Below is a listing to transcribe in full and exactly; keep the pictures out.

──────── Given data ────────

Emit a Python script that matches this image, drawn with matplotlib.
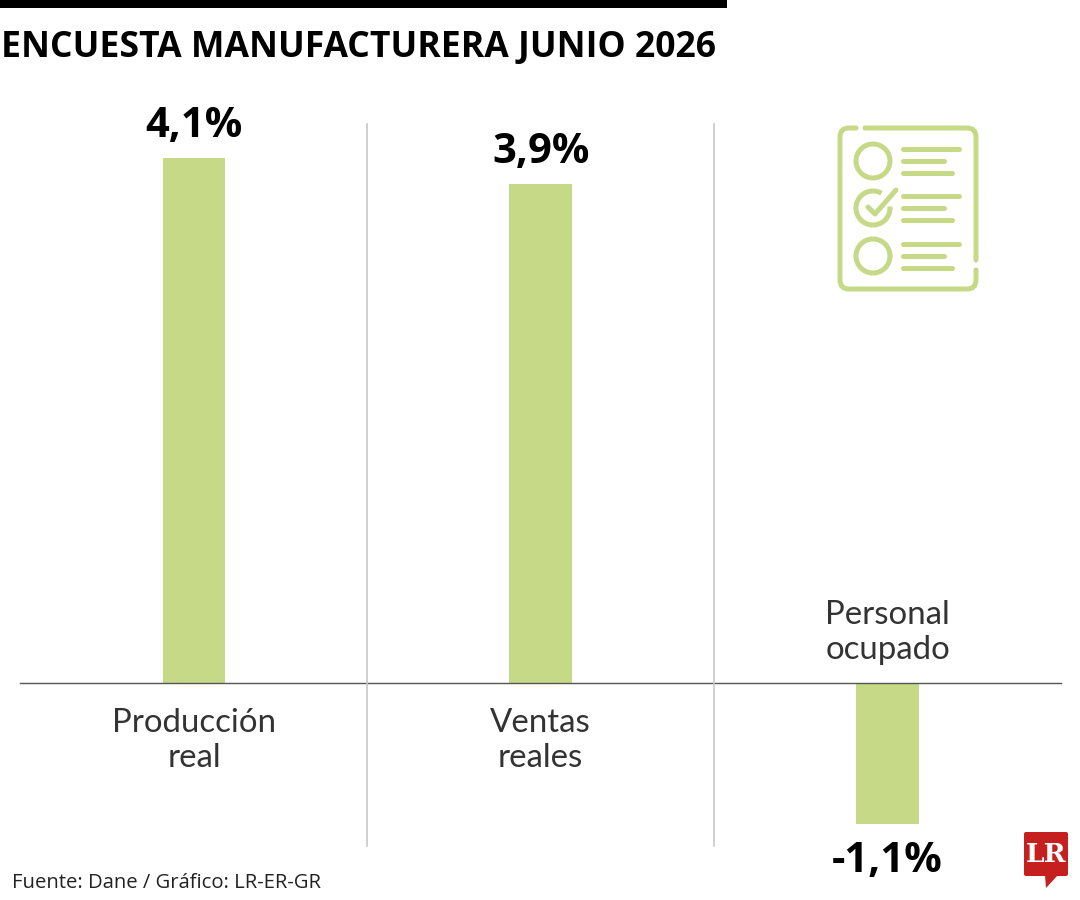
import matplotlib
matplotlib.use("Agg")
import matplotlib.pyplot as plt
from matplotlib.patches import Arc, Circle, FancyBboxPatch, PathPatch, Polygon
from matplotlib.path import Path

# Datos de la encuesta
categories = ["Producción\nreal", "Ventas\nreales", "Personal\nocupado"]
values = [4.1, 3.9, -1.1]
value_labels = ["4,1%", "3,9%", "-1,1%"]
title = "ENCUESTA MANUFACTURERA JUNIO 2026"
source = "Fuente: Dane / Gráfico: LR-ER-GR"

GREEN = "#c6d986"
GREY = "#c8c8c8"
W, H = 1080, 900

fig = plt.figure(figsize=(W / 100, H / 100), dpi=100, facecolor="white")

# Ejes de los datos: ocupan toda la figura, 128 px por punto porcentual
ax = fig.add_axes([0, 0, 1, 1])
ax.set_xlim(-194 / 346.75, (W - 194) / 346.75)
ax.set_ylim(-(H - 683) / 128, 683 / 128)
ax.axis("off")

x_pos = list(range(len(values)))
ax.bar(x_pos, values, width=0.181, color=GREEN, zorder=2)
ax.axhline(0, xmin=20 / W, xmax=1061 / W, color="#555555", lw=1.0, zorder=3)

cat_style = dict(textcoords="offset pixels", ha="center", fontsize=23.8, family="Lato",
                 color="#333333", linespacing=1.2)
val_style = dict(textcoords="offset pixels", ha="center", fontsize=30, fontweight="bold",
                 family="Open Sans", color="black")
for x, v, lab, cat in zip(x_pos, values, value_labels, categories):
    if v >= 0:
        ax.annotate(lab, (x, v), xytext=(0, 11), va="bottom", **val_style)
        ax.annotate(cat, (x, 0), xytext=(0, -25), va="top", **cat_style)
    else:
        ax.annotate(lab, (x, v), xytext=(0, -17), va="top", **val_style)
        ax.annotate(cat, (x, 0), xytext=(0, 18), va="bottom", **cat_style)

# Capa en pixeles para lo que no es dato: barra, titulo, separadores, icono, logo
over = fig.add_axes([0, 0, 1, 1])
over.set_xlim(0, W)
over.set_ylim(H, 0)
over.axis("off")
over.patch.set_alpha(0)

over.fill_between([0, 727], 0, 8, color="black", lw=0)
over.text(1, 48, title, fontsize=25.6, fontweight="bold", family="Open Sans",
          va="center", ha="left", color="black")
over.text(12, 883, source, fontsize=14.6, family="Open Sans", va="center", ha="left", color="#222222")

for x in [367, 714]:
    over.plot([x, x], [124, 846], color=GREY, lw=1.2, zorder=1)

# Icono de la lista
lw_icon = 3.6


def rounded_stroke(verts, codes):
    over.add_patch(PathPatch(Path(verts, codes), fill=False, ec=GREEN, lw=lw_icon, capstyle="round"))


M, L, C = Path.MOVETO, Path.LINETO, Path.CURVE3
rounded_stroke([(856, 128), (849, 128), (840, 128), (840, 137), (840, 280), (840, 289), (849, 289),
                (967, 289), (976, 289), (976, 280), (976, 270)],
               [M, L, C, C, L, C, C, L, C, C, L])
rounded_stroke([(865, 128), (967, 128), (976, 128), (976, 137), (976, 260)],
               [M, L, C, C, L])

for cy in [161, 208, 256]:
    if cy != 208:
        over.add_patch(Circle((873, cy), 17, fill=False, ec=GREEN, lw=lw_icon))
    over.plot([903, 959], [cy - 12, cy - 12], color=GREEN, lw=3.6, solid_capstyle="round")
    over.plot([903, 944], [cy, cy], color=GREEN, lw=3.6, solid_capstyle="round")
    over.plot([903, 952], [cy + 12, cy + 12], color=GREEN, lw=3.6, solid_capstyle="round")
over.add_patch(Arc((873, 208), 34, 34, theta1=-5, theta2=300, fill=False, ec=GREEN, lw=lw_icon))
over.plot([868, 875, 896], [207, 214, 190], color=GREEN, lw=lw_icon, solid_capstyle="round",
          solid_joinstyle="round")

# Logo LR
over.add_patch(FancyBboxPatch((1024, 832), 44, 44, boxstyle="round,pad=0,rounding_size=2", fc="#c5201f", ec="none"))
over.add_patch(Polygon([[1045, 875], [1058, 875], [1046, 888]], fc="#c5201f", ec="none"))
over.text(1046, 854, "LR", fontsize=19, fontweight="bold", family="DejaVu Serif", color="white", ha="center", va="center")

fig.savefig("out.png", dpi=100)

────────

▶ [Output of the task]:
Emit a Python script that matches this image, drawn with matplotlib.
import matplotlib
matplotlib.use("Agg")
import matplotlib.pyplot as plt
from matplotlib.patches import Arc, Circle, FancyBboxPatch, PathPatch, Polygon
from matplotlib.path import Path

# Datos de la encuesta
categories = ["Producción\nreal", "Ventas\nreales", "Personal\nocupado"]
values = [4.1, 3.9, -1.1]
value_labels = ["4,1%", "3,9%", "-1,1%"]
title = "ENCUESTA MANUFACTURERA JUNIO 2026"
source = "Fuente: Dane / Gráfico: LR-ER-GR"

GREEN = "#c6d986"
GREY = "#c8c8c8"
W, H = 1080, 900

fig = plt.figure(figsize=(W / 100, H / 100), dpi=100, facecolor="white")

# Ejes de los datos: ocupan toda la figura, 128 px por punto porcentual
ax = fig.add_axes([0, 0, 1, 1])
ax.set_xlim(-194 / 346.75, (W - 194) / 346.75)
ax.set_ylim(-(H - 683) / 128, 683 / 128)
ax.axis("off")

x_pos = list(range(len(values)))
ax.bar(x_pos, values, width=0.181, color=GREEN, zorder=2)
ax.axhline(0, xmin=20 / W, xmax=1061 / W, color="#555555", lw=1.0, zorder=3)

cat_style = dict(textcoords="offset pixels", ha="center", fontsize=23.8, family="Lato",
                 color="#333333", linespacing=1.2)
val_style = dict(textcoords="offset pixels", ha="center", fontsize=30, fontweight="bold",
                 family="Open Sans", color="black")
for x, v, lab, cat in zip(x_pos, values, value_labels, categories):
    if v >= 0:
        ax.annotate(lab, (x, v), xytext=(0, 11), va="bottom", **val_style)
        ax.annotate(cat, (x, 0), xytext=(0, -25), va="top", **cat_style)
    else:
        ax.annotate(lab, (x, v), xytext=(0, -17), va="top", **val_style)
        ax.annotate(cat, (x, 0), xytext=(0, 18), va="bottom", **cat_style)

# Capa en pixeles para lo que no es dato: barra, titulo, separadores, icono, logo
over = fig.add_axes([0, 0, 1, 1])
over.set_xlim(0, W)
over.set_ylim(H, 0)
over.axis("off")
over.patch.set_alpha(0)

over.fill_between([0, 727], 0, 8, color="black", lw=0)
over.text(1, 48, title, fontsize=25.6, fontweight="bold", family="Open Sans",
          va="center", ha="left", color="black")
over.text(12, 883, source, fontsize=14.6, family="Open Sans", va="center", ha="left", color="#222222")

for x in [367, 714]:
    over.plot([x, x], [124, 846], color=GREY, lw=1.2, zorder=1)

# Icono de la lista
lw_icon = 3.6


def rounded_stroke(verts, codes):
    over.add_patch(PathPatch(Path(verts, codes), fill=False, ec=GREEN, lw=lw_icon, capstyle="round"))


M, L, C = Path.MOVETO, Path.LINETO, Path.CURVE3
rounded_stroke([(856, 128), (849, 128), (840, 128), (840, 137), (840, 280), (840, 289), (849, 289),
                (967, 289), (976, 289), (976, 280), (976, 270)],
               [M, L, C, C, L, C, C, L, C, C, L])
rounded_stroke([(865, 128), (967, 128), (976, 128), (976, 137), (976, 260)],
               [M, L, C, C, L])

for cy in [161, 208, 256]:
    if cy != 208:
        over.add_patch(Circle((873, cy), 17, fill=False, ec=GREEN, lw=lw_icon))
    over.plot([903, 959], [cy - 12, cy - 12], color=GREEN, lw=3.6, solid_capstyle="round")
    over.plot([903, 944], [cy, cy], color=GREEN, lw=3.6, solid_capstyle="round")
    over.plot([903, 952], [cy + 12, cy + 12], color=GREEN, lw=3.6, solid_capstyle="round")
over.add_patch(Arc((873, 208), 34, 34, theta1=-5, theta2=300, fill=False, ec=GREEN, lw=lw_icon))
over.plot([868, 875, 896], [207, 214, 190], color=GREEN, lw=lw_icon, solid_capstyle="round",
          solid_joinstyle="round")

# Logo LR
over.add_patch(FancyBboxPatch((1024, 832), 44, 44, boxstyle="round,pad=0,rounding_size=2", fc="#c5201f", ec="none"))
over.add_patch(Polygon([[1045, 875], [1058, 875], [1046, 888]], fc="#c5201f", ec="none"))
over.text(1046, 854, "LR", fontsize=19, fontweight="bold", family="DejaVu Serif", color="white", ha="center", va="center")

fig.savefig("out.png", dpi=100)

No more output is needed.